> TASK DIRECTIONS
From the first line of the listing below, retype each line up to and including the one with "const rbsA = [34, 34];"; pictures stay out.

> INFORMATION SUPPLIED
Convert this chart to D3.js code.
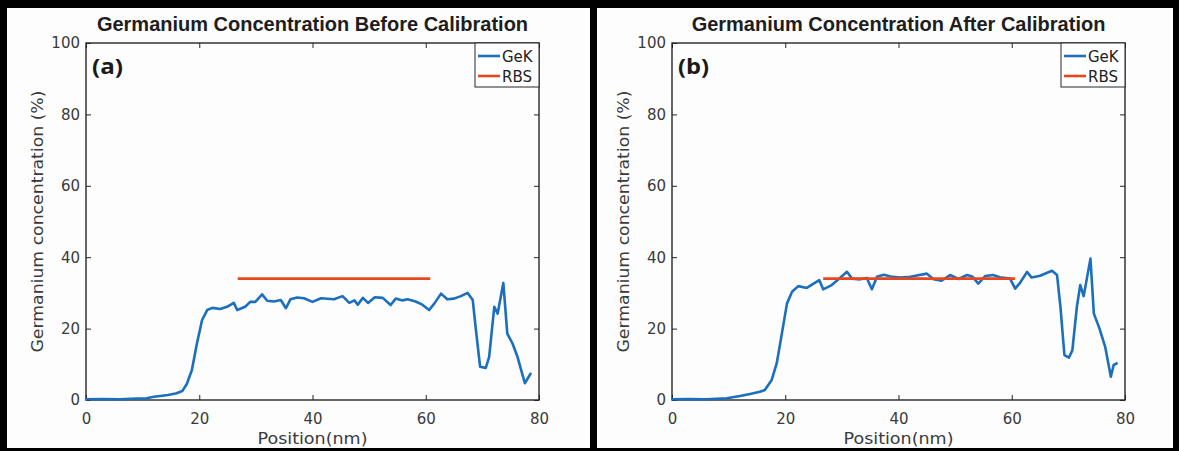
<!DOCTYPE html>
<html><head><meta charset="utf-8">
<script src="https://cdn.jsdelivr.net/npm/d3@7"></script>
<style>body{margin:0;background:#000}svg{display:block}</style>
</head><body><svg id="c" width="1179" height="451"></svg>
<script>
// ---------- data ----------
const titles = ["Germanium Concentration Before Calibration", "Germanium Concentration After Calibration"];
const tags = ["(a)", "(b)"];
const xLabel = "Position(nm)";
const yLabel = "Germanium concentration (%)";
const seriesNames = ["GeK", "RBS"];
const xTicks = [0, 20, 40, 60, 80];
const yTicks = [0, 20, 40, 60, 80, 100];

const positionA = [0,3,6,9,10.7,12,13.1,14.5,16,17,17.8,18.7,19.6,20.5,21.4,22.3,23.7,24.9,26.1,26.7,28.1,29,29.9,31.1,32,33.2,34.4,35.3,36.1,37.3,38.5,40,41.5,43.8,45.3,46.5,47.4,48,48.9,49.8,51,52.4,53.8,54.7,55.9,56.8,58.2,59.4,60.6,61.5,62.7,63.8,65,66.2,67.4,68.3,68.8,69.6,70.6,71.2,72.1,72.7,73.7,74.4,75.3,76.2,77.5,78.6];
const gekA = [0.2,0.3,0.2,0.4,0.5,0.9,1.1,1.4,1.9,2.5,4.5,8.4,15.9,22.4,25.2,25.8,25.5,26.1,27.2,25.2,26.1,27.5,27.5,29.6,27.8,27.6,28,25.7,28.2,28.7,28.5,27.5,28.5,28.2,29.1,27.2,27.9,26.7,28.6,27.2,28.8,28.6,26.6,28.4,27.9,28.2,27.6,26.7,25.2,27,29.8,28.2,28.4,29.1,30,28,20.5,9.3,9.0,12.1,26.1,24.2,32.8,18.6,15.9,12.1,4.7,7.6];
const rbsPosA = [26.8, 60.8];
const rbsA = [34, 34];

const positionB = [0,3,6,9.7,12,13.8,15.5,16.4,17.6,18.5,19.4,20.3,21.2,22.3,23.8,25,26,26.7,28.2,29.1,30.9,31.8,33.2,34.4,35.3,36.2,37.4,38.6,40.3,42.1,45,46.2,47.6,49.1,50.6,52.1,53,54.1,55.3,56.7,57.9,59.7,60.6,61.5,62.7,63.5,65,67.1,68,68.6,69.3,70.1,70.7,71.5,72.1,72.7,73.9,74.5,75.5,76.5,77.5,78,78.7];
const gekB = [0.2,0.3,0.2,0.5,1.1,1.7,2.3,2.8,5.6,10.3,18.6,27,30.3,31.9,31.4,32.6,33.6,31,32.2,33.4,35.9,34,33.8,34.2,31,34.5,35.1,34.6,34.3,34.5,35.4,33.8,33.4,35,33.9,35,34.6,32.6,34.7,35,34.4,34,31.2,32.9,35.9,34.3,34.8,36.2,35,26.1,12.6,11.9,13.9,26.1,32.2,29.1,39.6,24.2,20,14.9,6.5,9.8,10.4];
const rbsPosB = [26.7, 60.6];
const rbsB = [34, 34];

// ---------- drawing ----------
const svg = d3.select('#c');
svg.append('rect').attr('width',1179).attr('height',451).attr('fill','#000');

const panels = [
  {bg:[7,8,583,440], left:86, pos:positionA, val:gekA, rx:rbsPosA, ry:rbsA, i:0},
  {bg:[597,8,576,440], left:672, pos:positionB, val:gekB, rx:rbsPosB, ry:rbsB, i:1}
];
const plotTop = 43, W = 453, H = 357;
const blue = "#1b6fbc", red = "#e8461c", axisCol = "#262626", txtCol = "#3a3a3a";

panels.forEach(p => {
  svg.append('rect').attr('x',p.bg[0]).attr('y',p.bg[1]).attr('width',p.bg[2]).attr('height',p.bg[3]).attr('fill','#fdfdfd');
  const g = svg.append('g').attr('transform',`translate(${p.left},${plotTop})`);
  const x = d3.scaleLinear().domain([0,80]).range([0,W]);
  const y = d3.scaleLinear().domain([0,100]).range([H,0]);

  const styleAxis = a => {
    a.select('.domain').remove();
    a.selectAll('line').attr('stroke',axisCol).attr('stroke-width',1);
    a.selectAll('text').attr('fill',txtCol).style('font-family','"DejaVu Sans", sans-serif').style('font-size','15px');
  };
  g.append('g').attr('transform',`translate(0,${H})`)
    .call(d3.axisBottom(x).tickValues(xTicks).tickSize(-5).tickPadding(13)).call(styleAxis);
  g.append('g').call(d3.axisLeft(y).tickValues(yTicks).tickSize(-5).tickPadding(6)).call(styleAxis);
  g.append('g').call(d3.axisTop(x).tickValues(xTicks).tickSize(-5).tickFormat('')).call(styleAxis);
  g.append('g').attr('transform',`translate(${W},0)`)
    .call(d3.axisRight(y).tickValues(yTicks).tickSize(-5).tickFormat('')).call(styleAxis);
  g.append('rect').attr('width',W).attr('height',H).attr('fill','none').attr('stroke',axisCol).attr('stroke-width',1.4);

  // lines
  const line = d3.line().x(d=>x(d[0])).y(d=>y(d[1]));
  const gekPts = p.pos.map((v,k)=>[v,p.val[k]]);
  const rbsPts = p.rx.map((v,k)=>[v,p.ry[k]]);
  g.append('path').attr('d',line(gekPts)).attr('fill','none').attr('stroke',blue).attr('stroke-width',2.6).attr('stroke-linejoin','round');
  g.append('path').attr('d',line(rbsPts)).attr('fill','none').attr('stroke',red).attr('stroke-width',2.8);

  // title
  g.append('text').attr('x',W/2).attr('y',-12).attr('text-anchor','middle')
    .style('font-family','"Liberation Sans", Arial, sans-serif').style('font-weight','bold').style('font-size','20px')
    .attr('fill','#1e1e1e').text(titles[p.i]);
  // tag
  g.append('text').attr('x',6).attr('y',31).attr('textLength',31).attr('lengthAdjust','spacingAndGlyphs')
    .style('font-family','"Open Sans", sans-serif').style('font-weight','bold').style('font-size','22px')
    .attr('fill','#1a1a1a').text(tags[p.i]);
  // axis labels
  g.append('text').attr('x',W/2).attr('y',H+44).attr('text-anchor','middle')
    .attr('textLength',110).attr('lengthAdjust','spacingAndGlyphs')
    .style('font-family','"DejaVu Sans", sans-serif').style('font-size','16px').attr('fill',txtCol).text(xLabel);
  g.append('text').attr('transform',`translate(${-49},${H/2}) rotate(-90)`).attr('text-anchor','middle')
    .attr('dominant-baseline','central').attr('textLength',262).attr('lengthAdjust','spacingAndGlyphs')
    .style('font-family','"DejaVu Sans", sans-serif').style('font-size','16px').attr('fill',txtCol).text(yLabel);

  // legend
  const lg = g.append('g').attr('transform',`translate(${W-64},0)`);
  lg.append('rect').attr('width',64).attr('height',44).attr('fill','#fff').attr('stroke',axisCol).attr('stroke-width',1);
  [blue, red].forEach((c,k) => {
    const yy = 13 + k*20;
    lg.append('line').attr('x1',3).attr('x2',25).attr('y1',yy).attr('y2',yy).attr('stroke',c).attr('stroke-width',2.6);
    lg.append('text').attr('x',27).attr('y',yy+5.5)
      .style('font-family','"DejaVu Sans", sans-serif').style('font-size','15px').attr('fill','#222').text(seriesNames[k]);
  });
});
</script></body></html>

> FINISHED TASK
Convert this chart to D3.js code.
<!DOCTYPE html>
<html><head><meta charset="utf-8">
<script src="https://cdn.jsdelivr.net/npm/d3@7"></script>
<style>body{margin:0;background:#000}svg{display:block}</style>
</head><body><svg id="c" width="1179" height="451"></svg>
<script>
// ---------- data ----------
const titles = ["Germanium Concentration Before Calibration", "Germanium Concentration After Calibration"];
const tags = ["(a)", "(b)"];
const xLabel = "Position(nm)";
const yLabel = "Germanium concentration (%)";
const seriesNames = ["GeK", "RBS"];
const xTicks = [0, 20, 40, 60, 80];
const yTicks = [0, 20, 40, 60, 80, 100];

const positionA = [0,3,6,9,10.7,12,13.1,14.5,16,17,17.8,18.7,19.6,20.5,21.4,22.3,23.7,24.9,26.1,26.7,28.1,29,29.9,31.1,32,33.2,34.4,35.3,36.1,37.3,38.5,40,41.5,43.8,45.3,46.5,47.4,48,48.9,49.8,51,52.4,53.8,54.7,55.9,56.8,58.2,59.4,60.6,61.5,62.7,63.8,65,66.2,67.4,68.3,68.8,69.6,70.6,71.2,72.1,72.7,73.7,74.4,75.3,76.2,77.5,78.6];
const gekA = [0.2,0.3,0.2,0.4,0.5,0.9,1.1,1.4,1.9,2.5,4.5,8.4,15.9,22.4,25.2,25.8,25.5,26.1,27.2,25.2,26.1,27.5,27.5,29.6,27.8,27.6,28,25.7,28.2,28.7,28.5,27.5,28.5,28.2,29.1,27.2,27.9,26.7,28.6,27.2,28.8,28.6,26.6,28.4,27.9,28.2,27.6,26.7,25.2,27,29.8,28.2,28.4,29.1,30,28,20.5,9.3,9.0,12.1,26.1,24.2,32.8,18.6,15.9,12.1,4.7,7.6];
const rbsPosA = [26.8, 60.8];
const rbsA = [34, 34];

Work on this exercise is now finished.